Complexity-Aware Monitoring
Discussion Notes (Brief)
This Discussion Note outlines general principles and promising approaches for monitoring USAID development assistance in complex environments, and highlights its difference with performance monitoring. It is intended to be complementary to PMP. It is used in contexts where "cause and relationships are poorly understood" identified by the "degree of certainty about how to solve the problem" and "level of agreement among stakeholders about how to solve the problem." The guide presents a framework, with sample cases, to analyze the characteristics of complexity in particular contexts.
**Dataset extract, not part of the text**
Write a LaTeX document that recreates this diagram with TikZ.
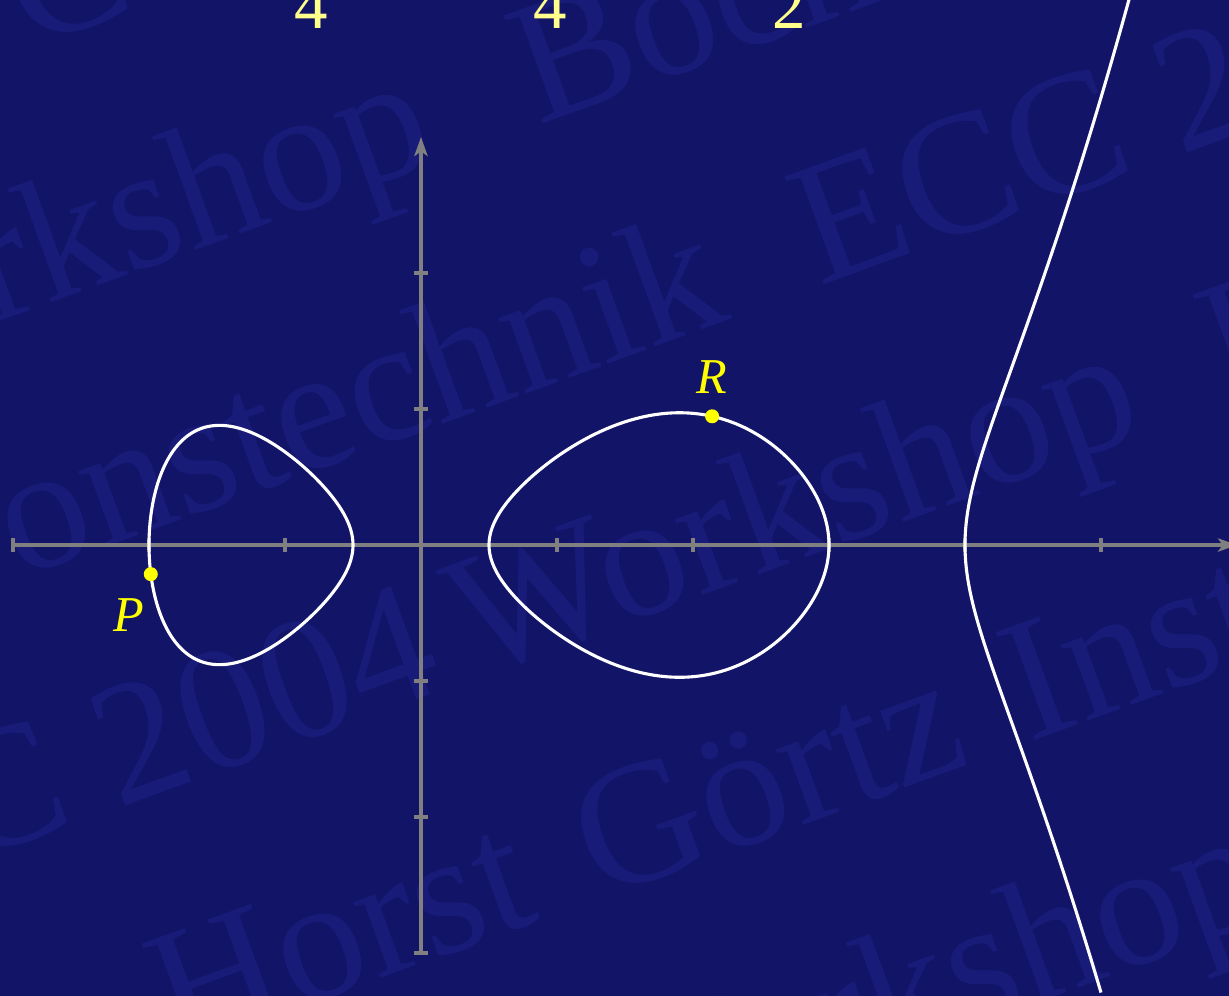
\documentclass[tikz,border=0pt]{standalone}
\usepackage{fontspec}
\setmainfont{Liberation Serif}
\usetikzlibrary{arrows.meta}
\definecolor{bgc}{RGB}{18,20,104}
\definecolor{wmc}{RGB}{25,27,120}
\definecolor{axisgray}{RGB}{128,128,128}
\definecolor{ptyellow}{RGB}{255,255,0}
\definecolor{numyellow}{RGB}{255,255,140}
\begin{document}
\begin{tikzpicture}[
  wm/.style={text=wmc, font=\fontsize{36.6}{44}\selectfont, rotate=20, anchor=base west, inner sep=0pt},
  axisline/.style={draw=axisgray, line width=0.65pt},
  tickmark/.style={draw=axisgray, line width=0.65pt},
  curveline/.style={draw=white, line width=0.65pt},
  ptdot/.style={circle, fill=ptyellow, inner sep=0pt, minimum size=0.103cm},
  ptlab/.style={text=ptyellow, font=\fontsize{10.5}{12}\selectfont\itshape, inner sep=0pt},
  topnum/.style={text=numyellow, font=\fontsize{14}{16}\selectfont, anchor=base, inner sep=0pt},
  declare function={
    lx(\t)=-1.25+0.75*cos(\t);
    ly(\t)=0.75*sin(\t)*sqrt(-(lx(\t)-0.5)*(lx(\t)-3)*(lx(\t)-4)/32);
    mx(\t)=1.75+1.25*cos(\t);
    my(\t)=1.25*sin(\t)*sqrt(-(mx(\t)+2)*(mx(\t)+0.5)*(mx(\t)-4)/32);
    rx(\s)=4+\s*\s;
    ry(\s)=\s*sqrt((rx(\s)+2)*(rx(\s)+0.5)*(rx(\s)-0.5)*(rx(\s)-3)/32);
  }
]
\useasboundingbox (-3.0956,-3.3088) rectangle (5.9412,4.0074);
\fill[bgc] (-3.4,-3.6) rectangle (6.3,4.3);

% watermark
\node[wm] (w0)  at (-2.888,3.652) {C};
\node[wm] (w1a) at (-4.810,1.021) {Workshop};
\node[wm] (w1b) at (0.856,3.082) {Bochum};
\node[wm] (w2a) at (-2.956,-0.246) {onstechnik};
\node[wm] (w2b) at (2.924,1.895) {ECC 2004};
\node[wm] (w3a) at (-3.336,-2.340) {C 2004};
\node[wm] (w3b) at (0.395,-0.982) {Workshop};
\node[wm] (w3c) at (5.923,1.029) {Bochum};
\node[wm] (w4a) at (-1.802,-3.738) {Horst};
\node[wm] (w4b) at (1.307,-2.607) {Görtz};
\node[wm] (w4c) at (4.471,-1.455) {Institut};
\node[wm] (w5)  at (1.348,-4.524) {Workshop};

% top numbers (cut off by the top edge)
\node[topnum] (n1) at (-0.809,3.801) {4};
\node[topnum] (n2) at (0.949,3.801) {4};
\node[topnum] (n3) at (2.710,3.801) {2};

% axes
\coordinate (xs) at (-3,0);
\coordinate (xe) at (6,0);
\coordinate (ys) at (0,-3);
\coordinate (ye) at (0,3);
\draw[axisline, -{Stealth[length=4pt,width=2.8pt,inset=1pt]}] (xs) -- (xe);
\draw[axisline, -{Stealth[length=4pt,width=2.8pt,inset=1pt]}] (ys) -- (ye);
\foreach \i in {-3,-2,-1,1,2,3,4,5} \draw[tickmark] (\i,-0.048) -- (\i,0.048);
\foreach \j in {-3,-2,-1,1,2} \draw[tickmark] (-0.048,\j) -- (0.048,\j);

% curve components
\draw[curveline] plot[domain=0:360, samples=241, variable=\t] ({lx(\t)},{ly(\t)}) -- cycle;
\draw[curveline] plot[domain=0:360, samples=241, variable=\t] ({mx(\t)},{my(\t)}) -- cycle;
\draw[curveline] plot[domain=-1:1.15, samples=160, variable=\s] ({rx(\s)},{ry(\s)});

% points
\coordinate (P) at ({lx(190.8)},{ly(190.8)});
\coordinate (R) at ({mx(71.8)},{my(71.8)});
\node[ptdot] (Pdot) at (P) {};
\node[ptdot] (Rdot) at (R) {};
\node[ptlab] (Plab) at (-2.147,-0.515) {P};
\node[ptlab] (Rlab) at (2.140,1.235) {R};
\end{tikzpicture}
\end{document}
Three key principles for implementing Complexity Aware Monitoring are:
- Synchronize monitoring with the pace of change (leading indicators, coincident indicators, lagging indicators);
- Attend to performance monitoring's three blind spots, (broad range of intended and unintended outcomes; alternative causes from other actors and factors, and non-linear pathways of contribution); and
- Consider relationships (dynamic interconnectedness), perspectives of different actors, and boundaries of both the internal and external environment.
In regards to methods, the guide describes five tools:
- sentinel indicators,
- stakeholder feedback,
- process monitoring of impacts,
- most significant change, and
- outcome harvesting.
Each of these approaches is elaborated briefly with examples, and linked to references.